However, some factors may introduce uncertainties into the volume transport estimate. The first factor is the robustness of estimating the volume transport through the gaps based on a single mooring. Based on Pratt and Lundberg (1991), when the local channel width is comparable to the local baroclinic Rossby deformation radius, the flow will fill the channel and not be separated from the sidewalls. The Rossby radii of deformation at WG2 and WG3 are calculated to be 22 km and 25 km, respectively, based on high-resolution CTD profiles (Zhao et al. 2014), which are comparable to the mean channel widths below the upper boundary of the deep overflow at WG2 (28 km) and WG3 (25 km). In addition, the interpolating method we employed here has been verified to be reasonable to estimate the volume transport through a narrow channel based on one mooring by Zhao et al. (2016) when the width of the channel is comparable to the local baroclinic Rossby deformation radius. Second, volume transport estimates are inevitably impacted by instrumental errors. As mentioned above, we monitored the velocity of the deep overflow mainly by ADCP and RCM with velocity measurement accuracies of 0.5 and 0.15 cm s−1, respectively. When considering the instrument error for the mean velocity profile, we obtain a transport uncertainty = 0.07 Sv ( = 0.01 Sv) at WG2 (WG3). Third, we evaluate the uncertainty caused by the different interpolation schemes by applying different horizontal interpolation methods (linear and cubic spline) to estimate the volume transport. The uncertainty of Ei1 = 0.05 Sv (Ei2 = 0.02 Sv) is estimated at WG2 (WG3). Overall, we arrive at a total RMSE in volume transport of 0.08 Sv (0.02 Sv) at WG2 (WG3), which is one order smaller than the volume transport.

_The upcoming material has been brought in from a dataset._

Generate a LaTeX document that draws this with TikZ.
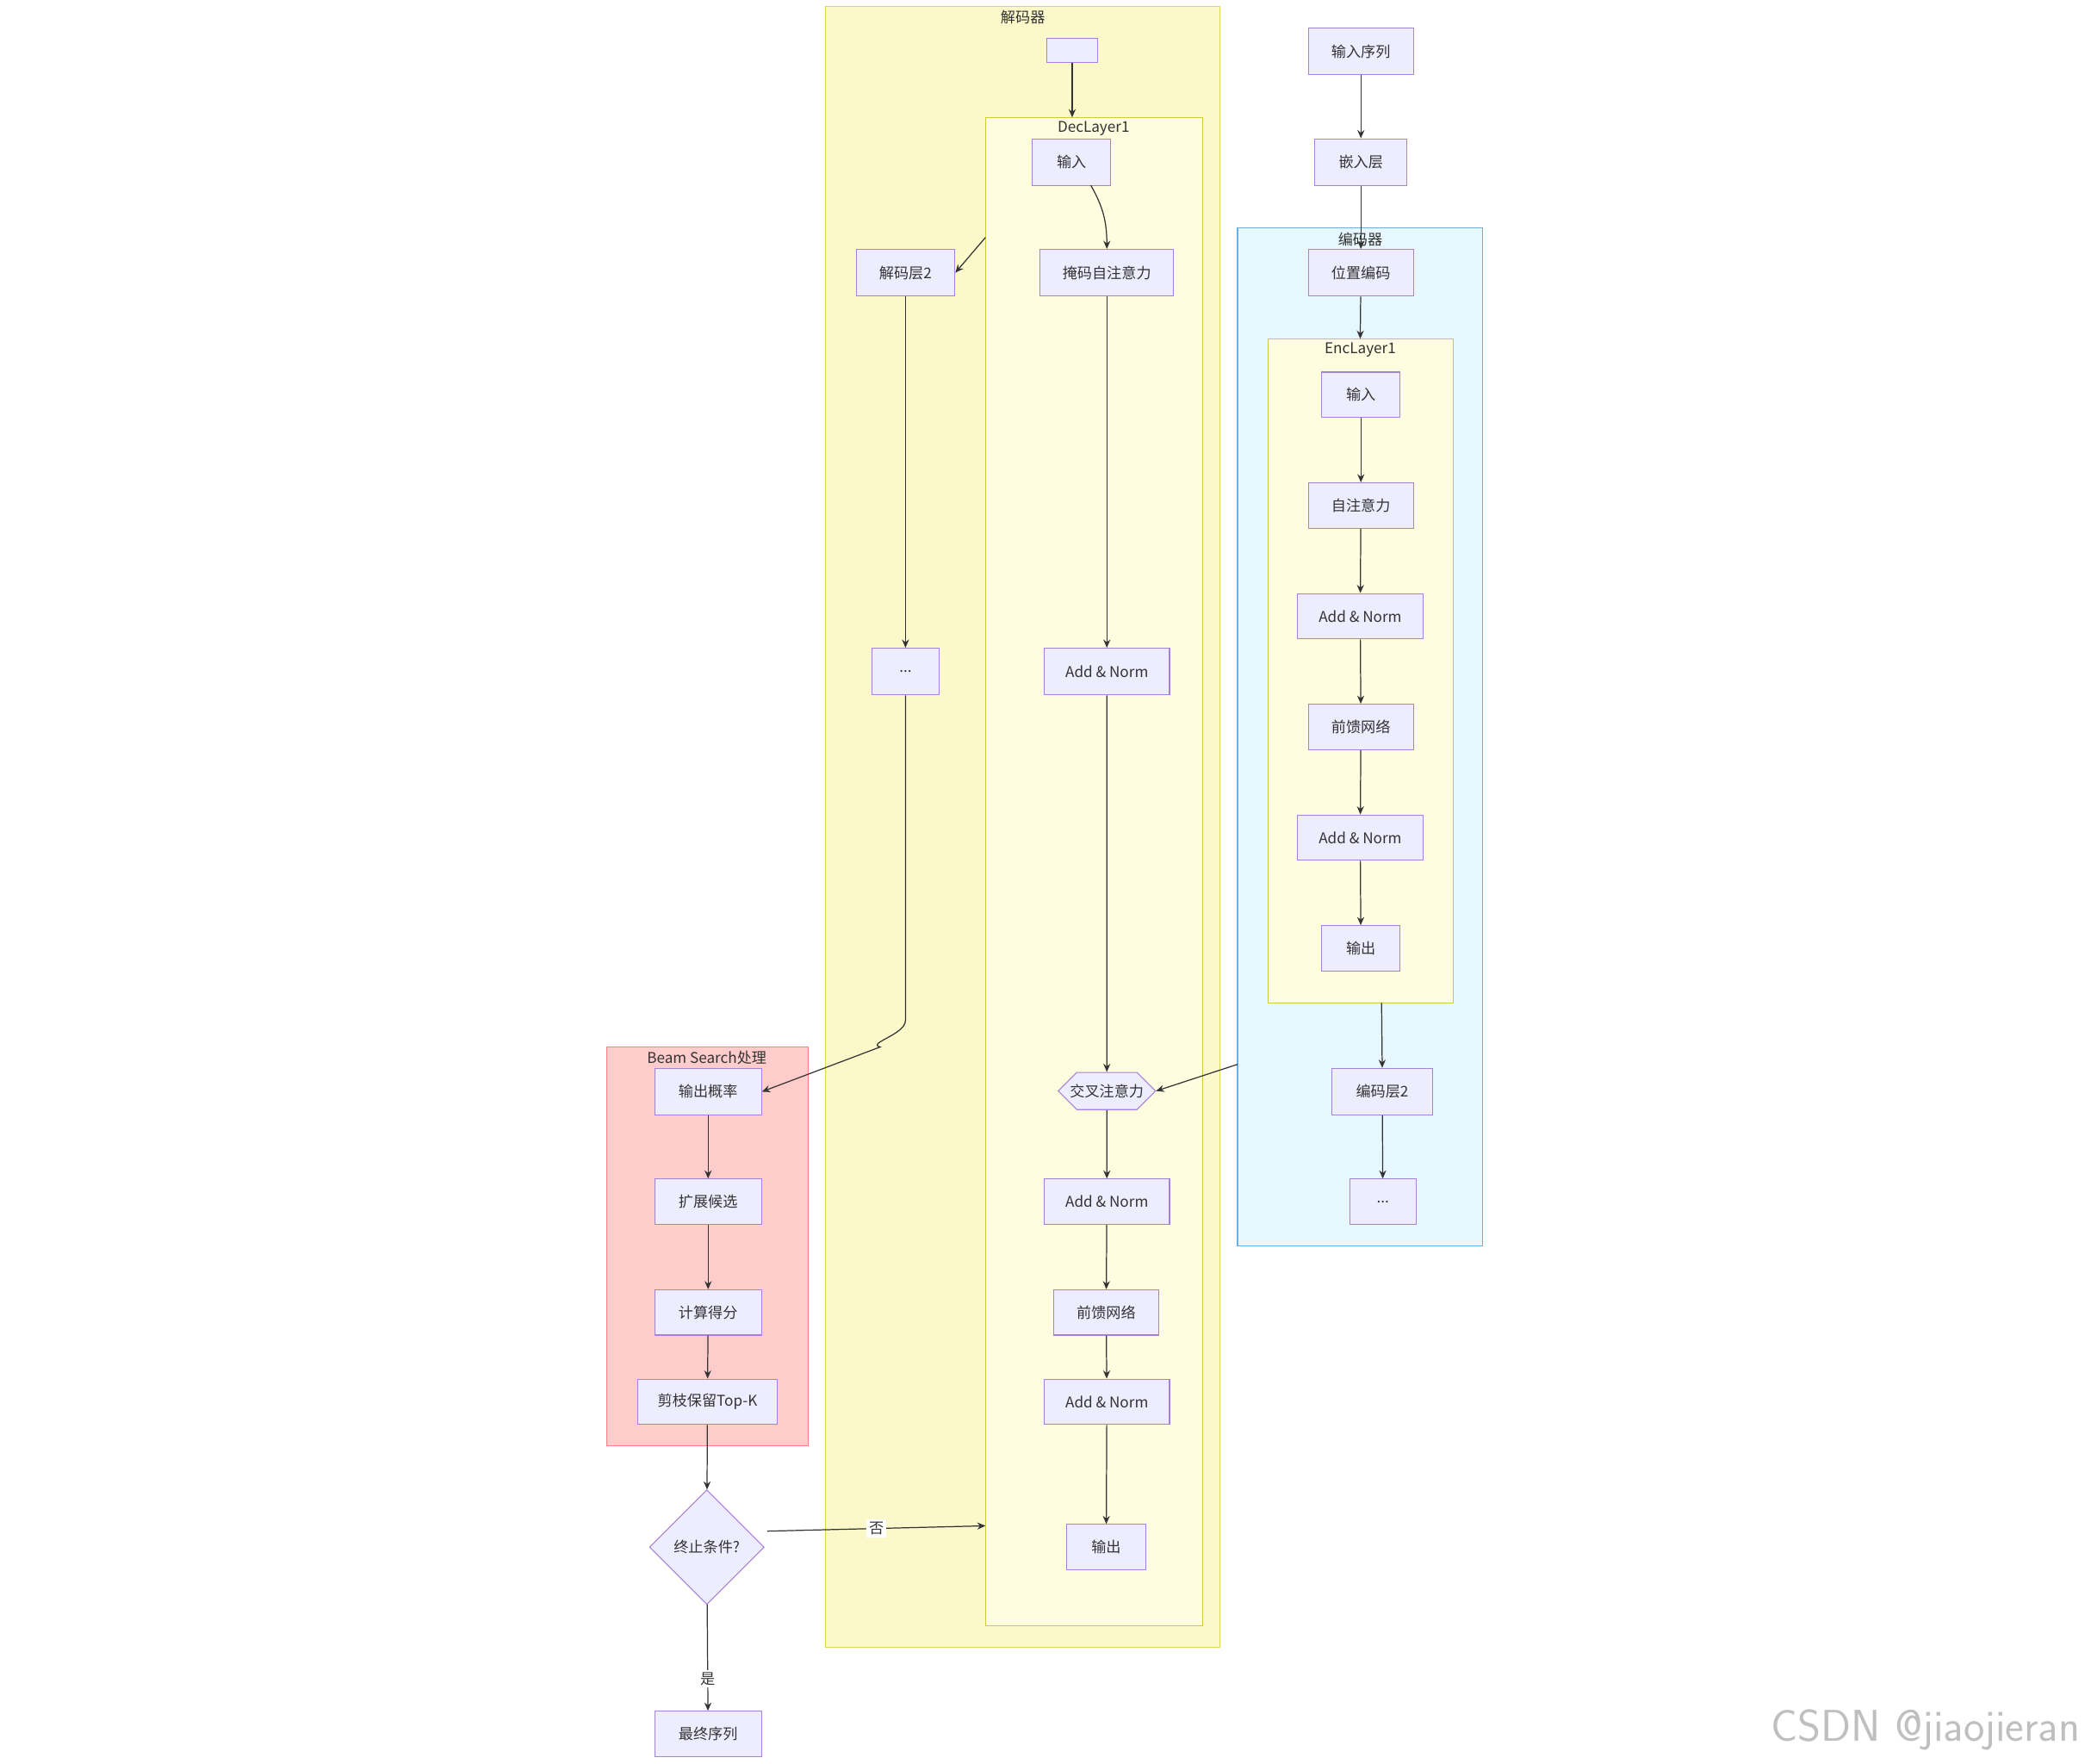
\documentclass[tikz,border=0pt]{standalone}
\usepackage{fontspec}
\setmainfont{Noto Sans CJK SC}
\usetikzlibrary{arrows.meta,shapes.geometric,shapes.misc}
\newcommand\bx[6]{\node[box,minimum width={(#4-#2)*0.02cm},minimum height={(#5-#3)*0.02cm}] (#1) at ({(#2+#4)/2},{(#3+#5)/2}) {#6};}
\begin{document}
\begin{tikzpicture}[x=0.02cm,y=-0.02cm,
 txt/.style={font=\fontsize{6.3}{7}\selectfont,text=black!80,inner sep=1pt},
 box/.style={txt,draw=violet!60!blue!50,fill=blue!7,inner sep=0pt,line width=0.4pt},
 ar/.style={draw=black!80,line width=0.45pt,-{Stealth[length=3.5pt,width=3pt]}}]
\useasboundingbox (0,0) rectangle (1568,1322);
% clusters
\draw[fill=olive!18!yellow!20,draw=olive!50!yellow!60] (619,5) rectangle (915,1235);
\node[txt,below] at (767,6) {解码器};
\draw[fill=yellow!12,draw=olive!60!yellow!70] (739,88) rectangle (902,1219);
\node[txt,below] at (820,89) {DecLayer1};
\draw[fill=cyan!10,draw=cyan!70!blue!60] (928,171) rectangle (1112,934);
\node[txt,below] at (1020,172) {编码器};
\draw[fill=yellow!12,draw=olive!60!yellow!70] (951,254) rectangle (1090,752);
\node[txt,below] at (1020,255) {EncLayer1};
\draw[fill=red!20,draw=red!50] (455,785) rectangle (606,1084);
\node[txt,below] at (530,786) {Beam Search处理};
\coordinate (decL) at (739,178);
\coordinate (decT) at (804,88);
\coordinate (encL) at (928,798);
\coordinate (encB) at (1036,752);
\coordinate (decIn) at (739,1144);
\coordinate (encT) at (1020,254);
% decoder nodes
\bx{e0}{785}{29}{823}{47}{}
\bx{din}{774}{104}{833}{139}{输入}
\bx{mask}{780}{187}{880}{222}{掩码自注意力}
\bx{dan1}{783}{486}{877}{521}{Add \& Norm}
\node[txt,draw=violet!60!blue!50,fill=blue!7,chamfered rectangle,chamfered rectangle xsep=5pt,chamfered rectangle ysep=4pt,chamfered rectangle corners={north east,south east,north west,south west},inner xsep=1pt,minimum height=25*0.02cm,minimum width=73*0.02cm] (cross) at (830,818) {交叉注意力};
\bx{dan2}{783}{884}{877}{918}{Add \& Norm}
\bx{dff}{790}{967}{869}{1001}{前馈网络}
\bx{dan3}{783}{1034}{877}{1068}{Add \& Norm}
\bx{dout}{800}{1143}{859}{1177}{输出}
\bx{dl2}{642}{187}{716}{222}{解码层2}
\bx{ddots}{654}{486}{704}{521}{...}
% encoder
\bx{seq}{981}{21}{1060}{56}{输入序列}
\bx{emb}{986}{104}{1055}{139}{嵌入层}
\bx{pos}{981}{187}{1060}{222}{位置编码}
\bx{ein}{991}{279}{1050}{313}{输入}
\bx{esa}{981}{362}{1060}{396}{自注意力}
\bx{ean1}{973}{445}{1067}{479}{Add \& Norm}
\bx{eff}{981}{528}{1060}{562}{前馈网络}
\bx{ean2}{973}{611}{1067}{645}{Add \& Norm}
\bx{eout}{991}{694}{1050}{728}{输出}
\bx{el2}{999}{801}{1074}{836}{编码层2}
\bx{edots}{1012}{884}{1062}{918}{...}
% beam
\bx{prob}{491}{801}{571}{836}{输出概率}
\bx{ext}{491}{884}{571}{918}{扩展候选}
\bx{score}{491}{967}{571}{1001}{计算得分}
\bx{prune}{478}{1034}{583}{1068}{剪枝保留Top-K}
\node[txt,draw=violet!60!blue!50,fill=blue!7,diamond,inner sep=0pt,minimum width=86*0.02cm,minimum height=86*0.02cm] (stop) at (530,1160) {终止条件?};
\bx{final}{491}{1283}{571}{1317}{最终序列}
% edges
\draw[ar] (e0) -- (decT);
\draw[ar] (818,139) to[out=-60,in=90] (mask.north);
\draw[ar] (mask) -- (dan1);
\draw[ar] (dan1) -- (cross);
\draw[ar] (cross) -- (dan2);
\draw[ar] (dan2) -- (dff);
\draw[ar] (dff) -- (dan3);
\draw[ar] (dan3) -- (dout);
\draw[ar] (decL) -- (dl2.east);
\draw[ar] (dl2) -- (ddots);
\draw[ar] (ddots.south) -- (679,765) to[out=-90,in=165] (660,785) -- (prob.east);
\draw[ar] (seq) -- (emb);
\draw[ar] (emb) -- (pos);
\draw[ar] (pos) -- (encT);
\draw[ar] (ein) -- (esa);
\draw[ar] (esa) -- (ean1);
\draw[ar] (ean1) -- (eff);
\draw[ar] (eff) -- (ean2);
\draw[ar] (ean2) -- (eout);
\draw[ar] (encB) -- (el2.north);
\draw[ar] (el2) -- (edots);
\draw[ar] (encL) -- (cross.east);
\draw[ar] (prob) -- (ext);
\draw[ar] (ext) -- (score);
\draw[ar] (score) -- (prune);
\draw[ar] (prune) -- (stop);
\draw[ar] (stop.east) ++(2,-12) -- node[txt,fill=white,pos=0.5] {否} (decIn);
\draw[ar] (stop) -- node[txt,fill=white,pos=0.7] {是} (final);
\node[font=\fontsize{19}{20}\selectfont\sffamily,text=black!25,anchor=east] at (1566,1297) {CSDN @jiaojieran};
\end{tikzpicture}
\end{document}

By including the transport estimates from previous studies, the pathway of the deep water overflow through the Luzon Strait is presented (Fig. 7). The NPDW intrudes the Bashi Channel with a transport of 0.83 Sv (Zhou et al. 2014), includes a small branch from the Taltung Canyon (0.06 Sv; Chang et al. 2010) and WG1 (0.17 Sv), crosses the Luzon Trough (0.88 Sv; Zhou et al. 2014), and spills over the Heng-Chun Ridge mainly through gaps around WG2 (0.73 Sv) and WG3 (0.45 Sv). The sum of the volume transports of the deep water overflow at WG2 and WG3, that is, 1.18 Sv, exceeds that at the LT (0.88 Sv). Given that the volume transport of deep flow through the relatively shallow gap south of WG3 is much less than 0.1 Sv (Zhao et al. 2014), it indicates strong entrainment along the deep overflow pathway due to enhanced mixing in the deep Luzon Strait (Alford et al. 2011; Yang et al. 2016).

Fig. 7.

The mean velocity orientations where the maximum absolute speed is obtained at the mooring stations of the observations, and the results of the velocity data used by Zhou et al. (2014) at BC and LT are also depicted here. The mean volume transports (Sv) of the corresponding mooring stations are indicated in the text boxes with a gray background. The orange solid line represents the 2000-m isobaths, and the purple line is the 2500-m isobath.

Fig. 7.

The mean velocity orientations where the maximum absolute speed is obtained at the mooring stations of the observations, and the results of the velocity data used by Zhou et al. (2014) at BC and LT are also depicted here. The mean volume transports (Sv) of the corresponding mooring stations are indicated in the text boxes with a gray background. The orange solid line represents the 2000-m isobaths, and the purple line is the 2500-m isobath.

c. Temporal variability

Considering the short duration of the observations at WG1, we focus on WG2 and WG3 to discuss the temporal variability in the deep water overflow through the Heng-Chun Ridge. Considering that the superposition of the K1 tide (period of 13.93 h) and O1 tide (period of 25.82 h) will result in a modulation period of approximately 13.66 days and the superposition of the M2 tide (period of 12.42 h) and S2 tide (period of 12.00 h) will produce a spring–neap cycle with a period of 14.77 days, to exclude the effects of tides and the spring–neap cycle, we applied a 15-day Butterworth low-pass filter to the time series data of Val at 50 MAB for WG2 and WG3 (Fig. 8a). Notably, the intraseasonal variations are obvious at both WG2 and WG3. The low-pass time series of Val at WG2 (WG3) varies across the range from −5.3 to 33.5 cm s−1 (from −3.1 to 25.3 cm s−1), showing that the deep flow at WG2 is more energetic than that at WG3. High consistency of variability is found between WG2 and WG3, with a correlation coefficient of 0.8 (Fig. 9).

Fig. 8.

Time series of the daily mean (a) along-stream velocity and (b) temperatures at 50 MAB of mooring WG2 (red line) and WG3 (blue line). (c),(d) The time series of corresponding components upstream at BC and LT. The black solid and dashed lines indicate the 15-day low-passed velocity.

Fig. 8.

Time series of the daily mean (a) along-stream velocity and (b) temperatures at 50 MAB of mooring WG2 (red line) and WG3 (blue line). (c),(d) The time series of corresponding components upstream at BC and LT. The black solid and dashed lines indicate the 15-day low-passed velocity.

Fig. 9.

Lag correlation coefficient of the 15–120-day bandpassed Val (displayed in Fig. 6) between LT, WG2, and WG3.

Fig. 9.

Lag correlation coefficient of the 15–120-day bandpassed Val (displayed in Fig. 6) between LT, WG2, and WG3.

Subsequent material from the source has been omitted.